Eleanor liked both Their Majesties. She felt more at home
with the king’s authentic and down-to-earth manner
than she initially did with the queen’s bubbly charm.
"They themselves were nice & I wish you could
have talked to him especially," Eleanor wrote a friend.
"She is a bit self-conscious, but who wouldn’t
be? Turning on graciousness like water is bound to affect
one in time!"
Shortly after the visit, the U.S. Congress failed to revise
the Neutrality legislation which sent the dictators a signal
that American foreign policy was gutless. That fall the
Nazis invaded Poland, and by the spring of 1940 the Luftwaffe
was bombing London. During the early years of the war, the
king and queen corresponded regularly with the Roosevelts
as part of a British campaign to win over American support
for the war effort. In one letter Elizabeth told the Roosevelts
that "sometimes one’s heart is near breaking
under the stress of so much sorrow and anxiety.
In spite of increasing U.S. assistance, the friendship between
Eleanor and Elizabeth hit a low point in the summer of 1941.
The queen was hurt that the First Lady did not respond to
her letters, and that the president was not providing strong
military support. But that December, after Japan’s
surprise attack at Pearl Harbor, the U.S. joined Britain
in earnest in pursuing the two-fronted war.

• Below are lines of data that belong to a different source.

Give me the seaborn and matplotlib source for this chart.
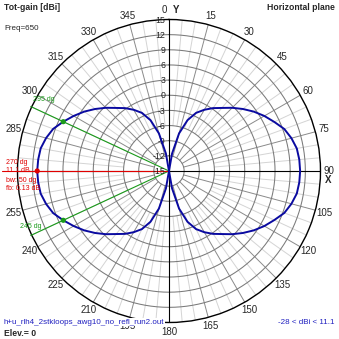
import numpy as np
import pandas as pd
import matplotlib
matplotlib.use("Agg")
import matplotlib.pyplot as plt
import seaborn as sns

# ---------------- data ----------------
angles_deg = list(range(0, 360, 5))
gain_dbi = [
    -28.0, -18.0, -11.5, -7.3, -4.3, -2.3, -1.0, 0.2, 1.3, 2.7, 4.1, 5.5,   # 0..55
    6.8, 8.0, 9.3, 10.1, 10.7, 10.9, 10.97, 10.9, 10.7, 10.1, 9.3, 8.0,      # 60..115
    6.8, 5.5, 4.1, 2.7, 1.3, 0.2, -1.0, -2.3, -4.3, -7.3, -11.5, -18.0,      # 120..175
    -27.0, -18.0, -11.5, -7.3, -4.3, -2.3, -1.0, 0.2, 1.3, 2.7, 4.1, 5.5,    # 180..235
    6.8, 8.1, 9.4, 10.2, 10.8, 11.0, 11.1, 11.0, 10.8, 10.2, 9.4, 8.1,       # 240..295
    6.8, 5.5, 4.1, 2.7, 1.3, 0.2, -1.0, -2.3, -4.3, -7.3, -11.5, -18.0,      # 300..355
]
marker_angles = [245, 270, 295]
marker_gains = [8.1, 11.1, 8.1]
marker_kind = ["half", "max", "half"]

ring_values = [15, 12, 9, 6, 3, 0, -3, -6, -9, -12, -15]
ring_labels = ["15", "12", "9", "6", "3", "0", "-3", "-6", "-9", "-12", "-15"]
angle_ticks = list(range(0, 360, 15))

R_MIN, R_MAX = -15, 15

# ---------------- style ----------------
sns.set_theme(style="white")
plt.rcParams["font.family"] = ["Liberation Sans", "DejaVu Sans"]

fig = plt.figure(figsize=(3.39, 3.39), dpi=100)
fig.patch.set_facecolor("white")
ax = fig.add_axes([0.0516, 0.0487, 0.8938, 0.8938], projection="polar")
ax.set_theta_zero_location("N")
ax.set_theta_direction(-1)
ax.set_ylim(R_MIN, R_MAX)
ax.set_xticks([])
ax.set_yticks([])
ax.grid(False)
ax.set_facecolor("white")
ax.spines["polar"].set_color("black")
ax.spines["polar"].set_linewidth(1.0)

# grid: spokes
for a in range(0, 360, 5):
    t = np.deg2rad(a)
    if a % 90 == 0:
        continue
    if a % 15 == 0:
        ax.plot([t, t], [-12, 15], color="#8a8a8a", lw=0.7, zorder=1)
    else:
        ax.plot([t, t], [-6, 15], color="#d4d4d4", lw=0.7, zorder=1)
# grid: rings
tt = np.linspace(0, 2 * np.pi, 721)
for v in ring_values[1:-1]:
    ax.plot(tt, np.full_like(tt, v), color="#7a7a7a", lw=0.75, zorder=1.5)
# main axes
for a in (0, 90):
    t = np.deg2rad(a)
    ax.plot([t, t], [R_MIN, R_MAX], color="black", lw=0.8, zorder=2)
    ax.plot([t + np.pi, t + np.pi], [R_MIN, R_MAX], color="black", lw=0.8, zorder=2)

# green half-power lines and red max line
for a in (245, 295):
    t = np.deg2rad(a)
    ax.plot([t, t], [R_MIN, 15.2], color="#1a9a1a", lw=0.8, zorder=3, clip_on=False)
t270 = np.deg2rad(270)
ax.plot([t270, t270], [R_MIN, 18.1], color="#e00000", lw=0.8, zorder=3, clip_on=False)

# pattern
theta = np.deg2rad(angles_deg + [360])
gain = np.clip(np.array(gain_dbi + [gain_dbi[0]]), R_MIN, R_MAX)
df = pd.DataFrame({"theta": theta, "gain": gain})
sns.lineplot(data=df, x="theta", y="gain", sort=False, estimator=None,
             color="#0a0aa0", lw=1.4, ax=ax, zorder=4)

mk = pd.DataFrame({"theta": np.deg2rad(marker_angles), "gain": marker_gains, "kind": marker_kind})
sns.scatterplot(data=mk, x="theta", y="gain", hue="kind",
                palette={"half": "#1a9a1a", "max": "#e00000"},
                s=14, linewidth=0, ax=ax, zorder=5, legend=False)
ax.set_xlabel("")
ax.set_ylabel("")
ax.set_ylim(R_MIN, R_MAX)

fs = 5.8
afs = 7.0
# angle labels
for a in angle_ticks:
    t = np.deg2rad(a)
    if a == 0:
        ax.annotate("0", xy=(t, 16.9), xytext=(-1.5, 0), textcoords="offset points",
                    ha="right", va="center", fontsize=afs, annotation_clip=False)
        ax.annotate("Y", xy=(t, 16.9), xytext=(2.5, 0), textcoords="offset points",
                    ha="left", va="center", fontsize=afs, fontweight="bold", annotation_clip=False)
    elif a == 90:
        ax.annotate("90", xy=(t, 16.6), ha="center", va="center", fontsize=afs, annotation_clip=False)
        ax.annotate("X", xy=(t, 16.6), xytext=(0, -6.5), textcoords="offset points",
                    ha="center", va="center", fontsize=afs, fontweight="bold", annotation_clip=False)
    elif a == 270:
        continue
    else:
        ax.text(t, 16.8, str(a), ha="center", va="center", fontsize=afs, clip_on=False)

# radial labels
for v, lab in zip(ring_values, ring_labels):
    ax.annotate(lab, xy=(0, v), xytext=(-2.5, -0.5), textcoords="offset points",
                ha="right", va="center", fontsize=6.3, color="#222222", annotation_clip=False)

# text annotations
def ftxt(x, y, s, **kw):
    fig.text(x / 339, 1 - y / 339, s, va="center", **kw)

ftxt(4, 8, "Tot-gain [dBi]", fontsize=6.2, fontweight="bold", ha="left")
ftxt(4, 28, "Freq=650", fontsize=fs, ha="left")
ftxt(335, 8, "Horizontal plane", fontsize=6.2, fontweight="bold", ha="right")
ftxt(4, 322, "h+u_rlh4_2stkloops_awg10_no_refl_run2.out", fontsize=fs, ha="left", color="#2020c0",
     bbox=dict(boxstyle="square,pad=0.05", fc="white", ec="none"))
ftxt(4, 333, "Elev.= 0", fontsize=6.2, fontweight="bold", ha="left")
ftxt(335, 322, "-28 < dBi < 11.1", fontsize=fs, ha="right", color="#2020c0")

red = "#e00000"
rfs = 5.0
ftxt(6, 162, "270 dg", fontsize=rfs, ha="left", color=red)
ftxt(6, 171, "11.1 dB", fontsize=rfs, ha="left", color=red)
ftxt(6, 180, "bw: 50 dg", fontsize=rfs, ha="left", color=red)
ftxt(6, 189, "fb: 0.13 dB", fontsize=rfs, ha="left", color=red)
green = "#1a9a1a"
ftxt(33, 100, "295 dg", fontsize=rfs, ha="left", color=green)
ftxt(20, 227, "245 dg", fontsize=rfs, ha="left", color=green)

fig.savefig("out.png", dpi=100, facecolor="white")
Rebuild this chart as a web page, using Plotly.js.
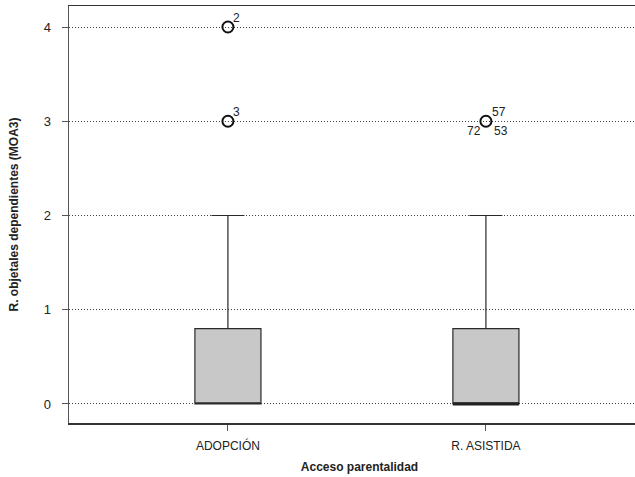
<!DOCTYPE html>
<html>
<head>
<meta charset="utf-8">
<script src="https://cdn.plot.ly/plotly-3.0.1.min.js"></script>
<style>html,body{margin:0;padding:0;background:#fff;overflow:hidden;}#wrap{width:635px;height:477px;overflow:hidden;}#chart{width:650px;height:477px;}</style>
</head>
<body>
<div id="wrap"><div id="chart"></div></div>
<script>
const categories = ["ADOPCIÓN", "R. ASISTIDA"];
const q1 = [0, 0];
const median = [0, 0];
const q3 = [0.8, 0.8];
const lowerFence = [0, 0];
const upperFence = [2, 2];
const outlierCat = [0, 0, 1];
const outlierVal = [4, 3, 3];
const outlierLabels = [["2"], ["3"], ["57", "72", "53"]];
const thickMedian = [false, true];

const boxWidth = 0.256;
const font = "Liberation Sans, Arial, sans-serif";

const traces = categories.map((c, i) => ({
  type: "box",
  x: [i],
  q1: [q1[i]], median: [median[i]], q3: [q3[i]],
  lowerfence: [lowerFence[i]], upperfence: [upperFence[i]],
  width: boxWidth,
  whiskerwidth: 0.5,
  fillcolor: "#c8c8c8",
  line: {color: "#2a2a2a", width: 1.2},
  boxpoints: false,
  hoverinfo: "skip",
  showlegend: false
}));

categories.forEach((c, i) => {
  if (thickMedian[i]) {
    traces.push({
      type: "scatter", mode: "lines",
      x: [i - boxWidth / 2, i + boxWidth / 2],
      y: [median[i], median[i]],
      line: {color: "#222", width: 3},
      hoverinfo: "skip", showlegend: false
    });
  }
});

traces.push({
  type: "scatter", mode: "markers",
  x: outlierCat, y: outlierVal,
  marker: {symbol: "circle-open", size: 11, color: "#111", line: {width: 2, color: "#111"}},
  hoverinfo: "skip", showlegend: false
});

const shifts = [[9, 9], [-16, -10], [11, -10]];
const annotations = [];
outlierCat.forEach((c, k) => {
  outlierLabels[k].forEach((lab, j) => {
    const s = outlierLabels[k].length === 1 ? [9, 9] : shifts[j];
    annotations.push({
      x: c, y: outlierVal[k], text: lab, showarrow: false,
      xshift: s[0] + (lab.length > 1 ? 4 : 0), yshift: s[1],
      font: {family: font, size: 12, color: "#222"}
    });
  });
});

const layout = {
  width: 650, height: 477,
  margin: {l: 69, r: 0, t: 6, b: 54},
  paper_bgcolor: "#fff", plot_bgcolor: "#fff",
  font: {family: font, size: 12, color: "#222"},
  xaxis: {
    range: [-0.616, 1.636],
    tickvals: [0, 1], ticktext: categories,
    showgrid: false, zeroline: false,
    showline: true, mirror: true, linecolor: "#333", linewidth: 1.5,
    ticks: "outside", ticklen: 6, tickcolor: "#555", tickwidth: 1,
    ticklabelstandoff: 5,
    tickfont: {family: font, size: 12, color: "#222"},
    title: {text: "<b>Acceso parentalidad</b>", font: {family: font, size: 12, color: "#222"}, standoff: 10}
  },
  yaxis: {
    range: [-0.202, 4.223],
    tickvals: [0, 1, 2, 3, 4],
    showgrid: true, gridcolor: "#444", griddash: "1px,2px", gridwidth: 1,
    zeroline: false,
    showline: true, mirror: false, linecolor: "#555", linewidth: 1.5,
    ticks: "outside", ticklen: 6, tickcolor: "#555", tickwidth: 1,
    ticklabelstandoff: 8,
    tickfont: {family: font, size: 13, color: "#222"},
    title: {text: "<b>R. objetales dependientes (MOA3)</b>", font: {family: font, size: 12, color: "#222"}, standoff: 22}
  },
  annotations: annotations
};

Plotly.newPlot("chart", traces, layout, {staticPlot: true, displayModeBar: false});
</script>
</body>
</html>
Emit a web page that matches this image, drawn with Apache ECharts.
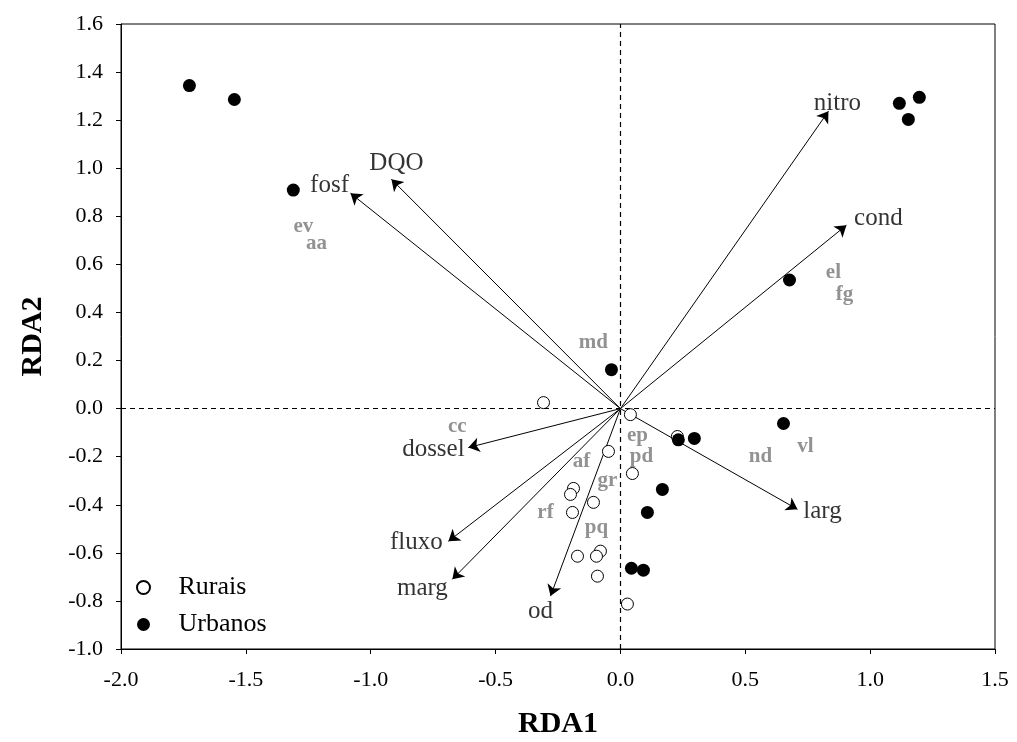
<!DOCTYPE html>
<html><head><meta charset="utf-8">
<script src="https://cdn.jsdelivr.net/npm/echarts@6/dist/echarts.min.js"></script>
<style>html,body{margin:0;padding:0;background:#fff;overflow:hidden}#c{width:1017px;height:742px}</style>
</head><body><div id="c"></div>
<script>
const ruraisPts = [[-0.308,0.025],[0.04,-0.025],[0.228,-0.116],[-0.048,-0.178],[0.048,-0.27],[-0.188,-0.332],[-0.2,-0.357],[-0.108,-0.39],[-0.192,-0.432],[-0.172,-0.614],[-0.08,-0.593],[-0.096,-0.614],[-0.092,-0.697],[0.028,-0.813]];
const urbanosPts = [[-1.726,1.344],[-1.546,1.286],[-1.31,0.909],[1.117,1.27],[1.197,1.295],[1.153,1.203],[0.677,0.535],[-0.036,0.162],[0.653,-0.062],[0.232,-0.13],[0.296,-0.124],[0.168,-0.336],[0.108,-0.432],[0.044,-0.664],[0.092,-0.672]];
const envNames = ['nitro','cond','fosf','DQO','dossel','fluxo','marg','od','larg'];
const envTips = [[0.833,1.237],[0.905,0.763],[-1.081,0.896],[-0.917,0.954],[-0.609,-0.162],[-0.689,-0.552],[-0.673,-0.71],[-0.28,-0.78],[0.709,-0.419]];
const envLabelPos = [[0.869,1.27],[1.033,0.793],[-1.165,0.929],[-0.897,1.021],[-0.749,-0.17],[-0.817,-0.556],[-0.793,-0.747],[-0.32,-0.842],[0.809,-0.427]];
const spNames = ['ev','aa','md','cc','el','fg','vl','nd','ep','pd','af','gr','rf','pq'];
const spPos = [[-1.27,0.759],[-1.217,0.685],[-0.108,0.274],[-0.653,-0.075],[0.853,0.564],[0.897,0.473],[0.741,-0.158],[0.561,-0.199],[0.068,-0.112],[0.084,-0.199],[-0.156,-0.22],[-0.052,-0.299],[-0.3,-0.432],[-0.096,-0.494]];
const xTicks = {min:-2, max:1.5, interval:0.5};
const yTicks = {min:-1, max:1.6, interval:0.2};

const FONT = '"Liberation Serif","DejaVu Serif",serif';
const chart = echarts.init(document.getElementById('c'));
chart.setOption({
  animation:false,
  grid:{left:121,right:22,top:24,bottom:93,outerBoundsMode:'none',containLabel:false,show:true,borderColor:'#000',borderWidth:1,backgroundColor:'transparent'},
  legend:{
    orient:'vertical',left:136,top:574,padding:0,itemGap:10,itemWidth:14,itemHeight:13,
    data:[{name:'Rurais',icon:'circle'},{name:'Urbanos',icon:'circle'}],
    textStyle:{fontFamily:FONT,fontSize:26,lineHeight:27,color:'#000',padding:[0,0,0,23]}
  },
  xAxis:{type:'value',min:xTicks.min,max:xTicks.max,interval:xTicks.interval,
    name:'RDA1',nameLocation:'middle',nameGap:60,
    nameTextStyle:{fontFamily:FONT,fontSize:30,fontWeight:'bold',color:'#000'},
    axisLine:{show:true,onZero:false,lineStyle:{color:'#000'}},
    axisTick:{show:true,inside:false,length:5,lineStyle:{color:'#000'}},
    axisLabel:{fontFamily:FONT,fontSize:22,color:'#000',margin:20,formatter:v=>v.toFixed(1)},
    splitLine:{show:false}},
  yAxis:{type:'value',min:yTicks.min,max:yTicks.max,interval:yTicks.interval,
    name:'RDA2',nameLocation:'middle',nameGap:73,nameRotate:90,
    nameTextStyle:{fontFamily:FONT,fontSize:30,fontWeight:'bold',color:'#000'},
    axisLine:{show:true,onZero:false,lineStyle:{color:'#000'}},
    axisTick:{show:true,inside:false,length:5,lineStyle:{color:'#000'}},
    axisLabel:{fontFamily:FONT,fontSize:22,color:'#000',margin:18,formatter:v=>v.toFixed(1)},
    splitLine:{show:false}},
  series:[
    {type:'lines',coordinateSystem:'cartesian2d',z:3,silent:true,
      symbol:['none','arrow'],symbolSize:[0,11],
      lineStyle:{color:'#000',width:1,opacity:1,curveness:0},
      data:envTips.map(t=>({coords:[[0,0],t]})),
      markLine:{silent:true,symbol:'none',label:{show:false},
        lineStyle:{color:'#000',type:[5,4],width:1.2},
        data:[{xAxis:0},{yAxis:0}]}
    },
    {name:'Rurais',type:'scatter',z:4,symbol:'circle',symbolSize:12,
      itemStyle:{color:'#fff',borderColor:'#000',borderWidth:1,opacity:1},
      data:ruraisPts},
    {name:'Urbanos',type:'scatter',z:4,symbol:'circle',symbolSize:13,
      itemStyle:{color:'#000',borderColor:'#000',borderWidth:0,opacity:1},
      data:urbanosPts},
    {type:'scatter',z:5,silent:true,symbolSize:1,itemStyle:{color:'rgba(0,0,0,0)'},
      label:{show:true,position:'inside',fontFamily:FONT,fontSize:25,color:'#000',formatter:p=>p.name},
      data:envNames.map((n,i)=>({name:n,value:envLabelPos[i]}))},
    {type:'scatter',z:5,silent:true,symbolSize:1,itemStyle:{color:'rgba(0,0,0,0)'},
      label:{show:true,position:'inside',fontFamily:FONT,fontSize:21,fontWeight:'bold',color:'#777',formatter:p=>p.name},
      data:spNames.map((n,i)=>({name:n,value:spPos[i]}))}
  ]
});
</script></body></html>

In the fall of 1942, hoping Eleanor could counter lingering
American perceptions of the British as spoiled aristocrats,
Elizabeth invited the First Lady to England where she could
observe the British women’s contribution to the war
effort, and visit U.S. troops. In Buckingham Palace, Eleanor
stayed in the queen’s large and chilly suite, its
windows blown out by Nazi bombs, and fully absorbed the
paradox of being royal in wartime. The next day the king
and queen took Eleanor on a tour of what Eleanor called
the "wanton destruction" of London’s Old
City and its devastated East End. After a hectic and exhausting
tour doing wartime inspections, Eleanor returned to Windsor
Castle, suffering from a bad cold, to report to the king
and queen on her findings.
The unrelenting demands of the war years were exhausting
for both the king and the president. Roosevelt died first
on April 12, 1945. The British monarch ordered an unprecedented
week-long Court mourning for the U.S. president. He and
Elizabeth cabled Mrs. Roosevelt to express their own grief
and shock, and Britain’s deep sense of loss. A week
later Eleanor wrote to thank them: "It is a comfort
to know that your people, who have been united with the
people of this country in the great fight for freedom, are
mourning the loss of my husband."
April 17 was a day of mourning in London. At a memorial
service in St. Paul’s Cathedral, as the congregation
wept, the king and queen had tears in their eyes, remembering
how much their friend had meant to them and how bitterly
disappointed they were that he and Eleanor could not, instead,
join them in England for a service celebrating all their
wartime accomplishments. It would be nine months before
Elizabeth could comfort Eleanor in person as the former
First Lady arrived in England to start a new life.